======== DATASET CONTENT ========

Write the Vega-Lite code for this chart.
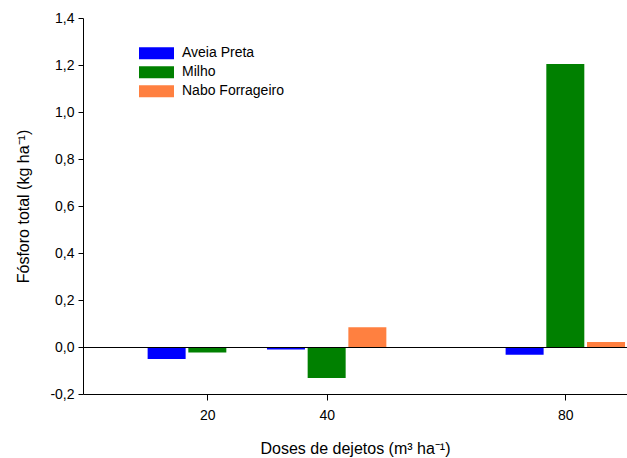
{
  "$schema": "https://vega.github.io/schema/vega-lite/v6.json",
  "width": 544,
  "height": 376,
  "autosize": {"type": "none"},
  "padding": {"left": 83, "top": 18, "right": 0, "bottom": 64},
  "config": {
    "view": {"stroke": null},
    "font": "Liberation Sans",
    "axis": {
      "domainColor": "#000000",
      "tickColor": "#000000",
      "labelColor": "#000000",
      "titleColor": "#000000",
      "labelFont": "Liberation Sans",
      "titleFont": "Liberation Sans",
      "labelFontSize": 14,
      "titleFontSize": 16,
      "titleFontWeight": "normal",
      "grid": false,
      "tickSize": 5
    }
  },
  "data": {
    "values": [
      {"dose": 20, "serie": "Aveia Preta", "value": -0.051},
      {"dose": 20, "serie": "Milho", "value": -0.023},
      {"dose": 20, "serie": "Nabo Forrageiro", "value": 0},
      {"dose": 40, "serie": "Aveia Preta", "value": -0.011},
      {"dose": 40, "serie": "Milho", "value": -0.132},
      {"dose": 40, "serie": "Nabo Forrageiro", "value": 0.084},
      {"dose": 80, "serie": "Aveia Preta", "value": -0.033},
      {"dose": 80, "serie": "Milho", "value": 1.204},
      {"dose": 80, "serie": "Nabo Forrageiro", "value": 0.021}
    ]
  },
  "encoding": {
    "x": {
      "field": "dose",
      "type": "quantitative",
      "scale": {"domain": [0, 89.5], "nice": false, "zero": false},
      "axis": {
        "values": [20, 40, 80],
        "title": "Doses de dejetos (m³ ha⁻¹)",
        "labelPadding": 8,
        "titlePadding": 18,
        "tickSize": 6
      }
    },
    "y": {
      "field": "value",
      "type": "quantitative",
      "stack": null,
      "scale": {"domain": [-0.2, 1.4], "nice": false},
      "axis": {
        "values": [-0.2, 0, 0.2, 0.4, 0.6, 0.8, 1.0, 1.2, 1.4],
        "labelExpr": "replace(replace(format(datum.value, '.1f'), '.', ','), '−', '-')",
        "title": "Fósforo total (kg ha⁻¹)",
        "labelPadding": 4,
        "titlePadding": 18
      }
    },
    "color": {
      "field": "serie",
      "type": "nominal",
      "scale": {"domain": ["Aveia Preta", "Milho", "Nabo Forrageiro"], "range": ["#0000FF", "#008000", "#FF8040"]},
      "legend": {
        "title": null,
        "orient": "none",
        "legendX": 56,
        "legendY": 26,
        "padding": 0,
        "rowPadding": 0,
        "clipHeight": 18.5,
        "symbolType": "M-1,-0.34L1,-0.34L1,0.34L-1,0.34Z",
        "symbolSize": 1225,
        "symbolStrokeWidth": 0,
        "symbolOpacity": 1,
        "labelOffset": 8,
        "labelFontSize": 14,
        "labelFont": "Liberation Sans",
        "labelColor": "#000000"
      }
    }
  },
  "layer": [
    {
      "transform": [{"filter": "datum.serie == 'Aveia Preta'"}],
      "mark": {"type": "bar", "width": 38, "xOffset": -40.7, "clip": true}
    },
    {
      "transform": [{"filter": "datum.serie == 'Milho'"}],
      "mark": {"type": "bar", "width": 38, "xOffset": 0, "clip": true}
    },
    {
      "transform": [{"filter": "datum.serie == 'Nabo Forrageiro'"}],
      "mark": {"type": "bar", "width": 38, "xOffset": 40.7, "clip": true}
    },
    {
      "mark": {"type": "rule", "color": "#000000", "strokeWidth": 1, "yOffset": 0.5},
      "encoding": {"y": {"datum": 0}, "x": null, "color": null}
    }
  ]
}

========

BRIEF | Omitting all images, print the listing exactly.

RESULT FOR THIS TASK |
Write the Vega-Lite code for this chart.
{
  "$schema": "https://vega.github.io/schema/vega-lite/v6.json",
  "width": 544,
  "height": 376,
  "autosize": {"type": "none"},
  "padding": {"left": 83, "top": 18, "right": 0, "bottom": 64},
  "config": {
    "view": {"stroke": null},
    "font": "Liberation Sans",
    "axis": {
      "domainColor": "#000000",
      "tickColor": "#000000",
      "labelColor": "#000000",
      "titleColor": "#000000",
      "labelFont": "Liberation Sans",
      "titleFont": "Liberation Sans",
      "labelFontSize": 14,
      "titleFontSize": 16,
      "titleFontWeight": "normal",
      "grid": false,
      "tickSize": 5
    }
  },
  "data": {
    "values": [
      {"dose": 20, "serie": "Aveia Preta", "value": -0.051},
      {"dose": 20, "serie": "Milho", "value": -0.023},
      {"dose": 20, "serie": "Nabo Forrageiro", "value": 0},
      {"dose": 40, "serie": "Aveia Preta", "value": -0.011},
      {"dose": 40, "serie": "Milho", "value": -0.132},
      {"dose": 40, "serie": "Nabo Forrageiro", "value": 0.084},
      {"dose": 80, "serie": "Aveia Preta", "value": -0.033},
      {"dose": 80, "serie": "Milho", "value": 1.204},
      {"dose": 80, "serie": "Nabo Forrageiro", "value": 0.021}
    ]
  },
  "encoding": {
    "x": {
      "field": "dose",
      "type": "quantitative",
      "scale": {"domain": [0, 89.5], "nice": false, "zero": false},
      "axis": {
        "values": [20, 40, 80],
        "title": "Doses de dejetos (m³ ha⁻¹)",
        "labelPadding": 8,
        "titlePadding": 18,
        "tickSize": 6
      }
    },
    "y": {
      "field": "value",
      "type": "quantitative",
      "stack": null,
      "scale": {"domain": [-0.2, 1.4], "nice": false},
      "axis": {
        "values": [-0.2, 0, 0.2, 0.4, 0.6, 0.8, 1.0, 1.2, 1.4],
        "labelExpr": "replace(replace(format(datum.value, '.1f'), '.', ','), '−', '-')",
        "title": "Fósforo total (kg ha⁻¹)",
        "labelPadding": 4,
        "titlePadding": 18
      }
    },
    "color": {
      "field": "serie",
      "type": "nominal",
      "scale": {"domain": ["Aveia Preta", "Milho", "Nabo Forrageiro"], "range": ["#0000FF", "#008000", "#FF8040"]},
      "legend": {
        "title": null,
        "orient": "none",
        "legendX": 56,
        "legendY": 26,
        "padding": 0,
        "rowPadding": 0,
        "clipHeight": 18.5,
        "symbolType": "M-1,-0.34L1,-0.34L1,0.34L-1,0.34Z",
        "symbolSize": 1225,
        "symbolStrokeWidth": 0,
        "symbolOpacity": 1,
        "labelOffset": 8,
        "labelFontSize": 14,
        "labelFont": "Liberation Sans",
        "labelColor": "#000000"
      }
    }
  },
  "layer": [
    {
      "transform": [{"filter": "datum.serie == 'Aveia Preta'"}],
      "mark": {"type": "bar", "width": 38, "xOffset": -40.7, "clip": true}
    },
    {
      "transform": [{"filter": "datum.serie == 'Milho'"}],
      "mark": {"type": "bar", "width": 38, "xOffset": 0, "clip": true}
    },
    {
      "transform": [{"filter": "datum.serie == 'Nabo Forrageiro'"}],
      "mark": {"type": "bar", "width": 38, "xOffset": 40.7, "clip": true}
    },
    {
      "mark": {"type": "rule", "color": "#000000", "strokeWidth": 1, "yOffset": 0.5},
      "encoding": {"y": {"datum": 0}, "x": null, "color": null}
    }
  ]
}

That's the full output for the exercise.